STATED GOAL:
Reproduce each line bearing the word "matplotlib".

PROVIDED MATERIAL:
___

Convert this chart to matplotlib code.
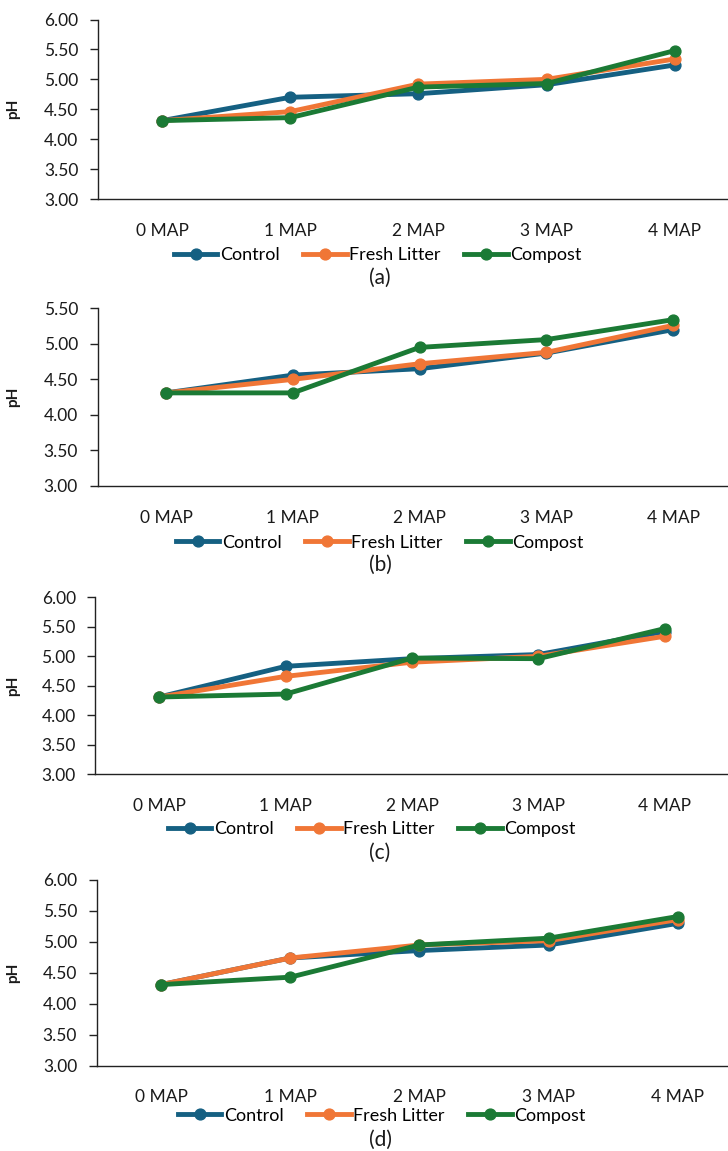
import matplotlib
matplotlib.use("Agg")
import matplotlib.pyplot as plt
from matplotlib.lines import Line2D

plt.rcParams['font.family'] = ['Lato', 'DejaVu Sans']

categories = ["0 MAP", "1 MAP", "2 MAP", "3 MAP", "4 MAP"]
series_names = ["Control", "Fresh Litter", "Compost"]
colors = ["#156082", "#F07636", "#1B7A35"]

# panel (a)
a_control = [4.31, 4.70, 4.76, 4.91, 5.24]
a_fresh = [4.31, 4.46, 4.92, 5.00, 5.34]
a_compost = [4.31, 4.36, 4.87, 4.93, 5.48]
# panel (b)
b_control = [4.31, 4.56, 4.65, 4.87, 5.20]
b_fresh = [4.31, 4.50, 4.72, 4.88, 5.26]
b_compost = [4.31, 4.31, 4.95, 5.06, 5.34]
# panel (c)
c_control = [4.31, 4.83, 4.96, 5.03, 5.42]
c_fresh = [4.31, 4.66, 4.90, 5.00, 5.34]
c_compost = [4.31, 4.36, 4.97, 4.96, 5.47]
# panel (d)
d_control = [4.31, 4.74, 4.86, 4.95, 5.30]
d_fresh = [4.31, 4.74, 4.95, 5.02, 5.36]
d_compost = [4.31, 4.43, 4.95, 5.06, 5.41]

panel_labels = ["(a)", "(b)", "(c)", "(d)"]
panel_data = [
    (a_control, a_fresh, a_compost),
    (b_control, b_fresh, b_compost),
    (c_control, c_fresh, c_compost),
    (d_control, d_fresh, d_compost),
]
y_limits = [(3.0, 6.0), (3.0, 5.5), (3.0, 6.0), (3.0, 6.0)]
y_ticks = [
    [3.0, 3.5, 4.0, 4.5, 5.0, 5.5, 6.0],
    [3.0, 3.5, 4.0, 4.5, 5.0, 5.5],
    [3.0, 3.5, 4.0, 4.5, 5.0, 5.5, 6.0],
    [3.0, 3.5, 4.0, 4.5, 5.0, 5.5, 6.0],
]

W, H = 728, 1151
fig = plt.figure(figsize=(W / 100, H / 100), dpi=100)

# layout in pixels: (axis left px, first category px, spacing px, top px, bottom px,
#                    legend y px, legend center x px, caption y px)
layout = [
    (97.7, 162.0, 128.2, 19.5, 199.0, 255.0, 378.0, 278.0),
    (97.5, 166.0, 126.8, 308.3, 486.0, 542.7, 380.0, 565.0),
    (95.2, 159.2, 126.4, 597.3, 774.3, 829.0, 372.0, 853.0),
    (96.6, 161.0, 129.2, 880.0, 1065.7, 1115.7, 382.0, 1140.0),
]

FS = 12.5
for i, (data, lay) in enumerate(zip(panel_data, layout)):
    axl, first, sp, top, bot, legy, legx, capy = lay
    xmin = -(first - axl) / sp
    xmax = 4.5
    right = first + xmax * sp
    ax = fig.add_axes([axl / W, 1 - bot / H, (right - axl) / W, (bot - top) / H])
    x = list(range(len(categories)))
    for vals, col, name in zip(data, colors, series_names):
        ax.plot(x, vals, color=col, lw=3.5, marker='o', ms=7.8,
                solid_capstyle='round', label=name, clip_on=False)
    ax.set_xlim(xmin, xmax)
    ax.set_ylim(*y_limits[i])
    ax.set_yticks(y_ticks[i])
    ax.set_yticklabels([f"{t:.2f}" for t in y_ticks[i]], fontsize=FS, color='#1a1a1a')
    ax.set_xticks(x)
    ax.set_xticklabels(categories, fontsize=FS, color='#1a1a1a')
    ax.tick_params(axis='x', length=0, pad=17)
    ax.tick_params(axis='y', length=6, width=1.0, direction='out', pad=8, color='#222222')
    for s in ['top', 'right']:
        ax.spines[s].set_visible(False)
    for s in ['left', 'bottom']:
        ax.spines[s].set_color('#222222')
        ax.spines[s].set_linewidth(1.0)
    ax.set_ylabel("pH", fontsize=11, fontweight='bold', color='#1a1a1a')
    ax.yaxis.set_label_coords((20 - axl) / (right - axl), 0.5)

    handles = [Line2D([0], [0], color=c, lw=3.5, marker='o', ms=7.8) for c in colors]
    fig.legend(handles, series_names, loc='center', ncol=3,
               bbox_to_anchor=(legx / W, 1 - legy / H), frameon=False,
               fontsize=13, handlelength=2.4, handletextpad=0.15,
               columnspacing=1.3, borderpad=0, borderaxespad=0)
    fig.text(380 / W, 1 - capy / H, panel_labels[i], ha='center', va='center',
             fontsize=15, color='#1a1a1a')

fig.savefig("out.png", dpi=100, facecolor='white')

___

WRITTEN REPLY:
Convert this chart to matplotlib code.
import matplotlib
matplotlib.use("Agg")
import matplotlib.pyplot as plt
from matplotlib.lines import Line2D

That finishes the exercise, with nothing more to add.